ABSTRACT

Mancur Olson's The Logic of Collective Action was first published in 1965. In 1968 it appeared in paperback, and a revised edition of the book, both hard and softcover, was published in 1971. Though written by an economist, the work's conclusions are, as he points out, "as relevant to the sociologist and the political scientist as they are to the economist" (Olson, 1971, p. 3). If anything, this is an understatement, as the work directly challenges long-held paradigms in both of those fields by the simple expedient of applying to the study of groups and organizations the assumption that individuals are rational and act in a self interested manner. Nevertheless, it has taken sociologists and political scientists more than a few years to come to realize its relevance.
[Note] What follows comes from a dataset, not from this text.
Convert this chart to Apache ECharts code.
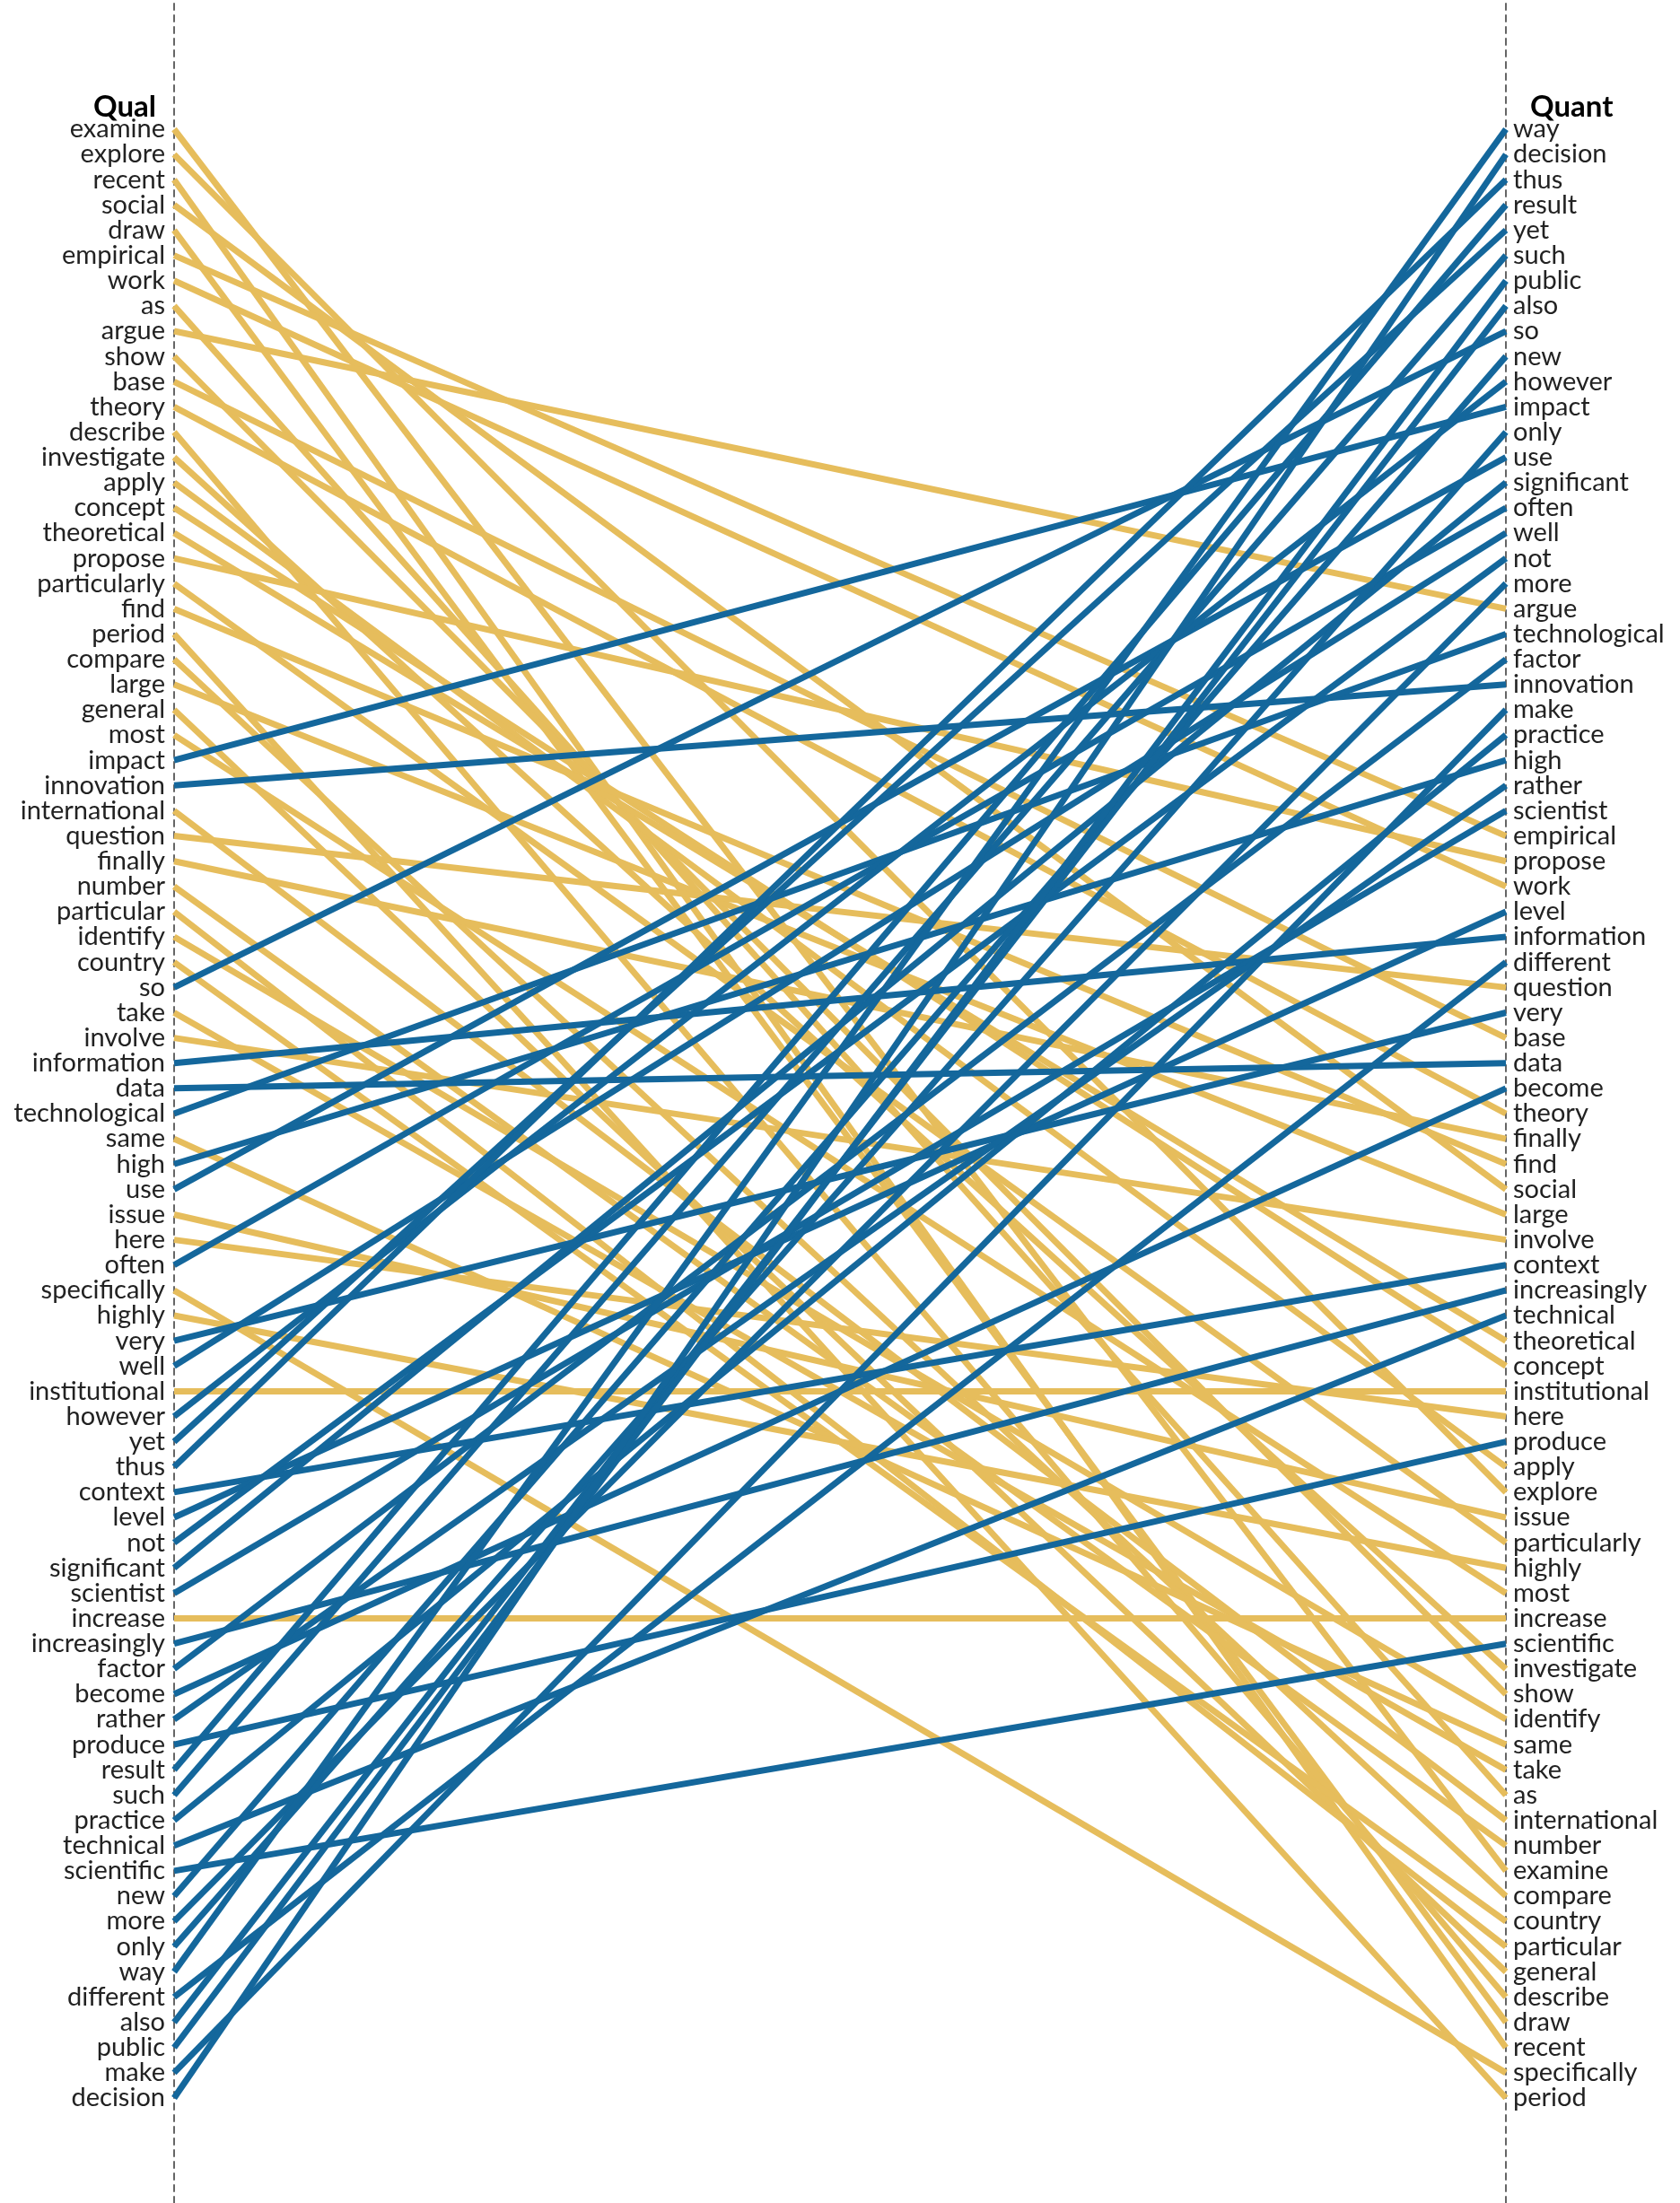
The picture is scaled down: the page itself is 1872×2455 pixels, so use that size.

Now the news is out, however, and in the past several years an increasing number of scholars in those disciplines have been enthusiastically plowing the old fields of interest groups and social movements with the new plow of Olsonian rational choice analysis. Most find it too radical an innovation to adopt en toto and yet so provocative and suggestive that they are forced to rethink some fundamental questions about collective action. This activity has expressed itself in critical analyses of the model itself; in a reworking of the disciplines' existing paradigms in light of new insights gained from Olson; and, lately, in attempts to test the resulting theories empirically. Thus far the critique of Olson is well advanced, some very useful reconceptualizations of fields such as social movements have occurred, and the empirical testing is in its infancy.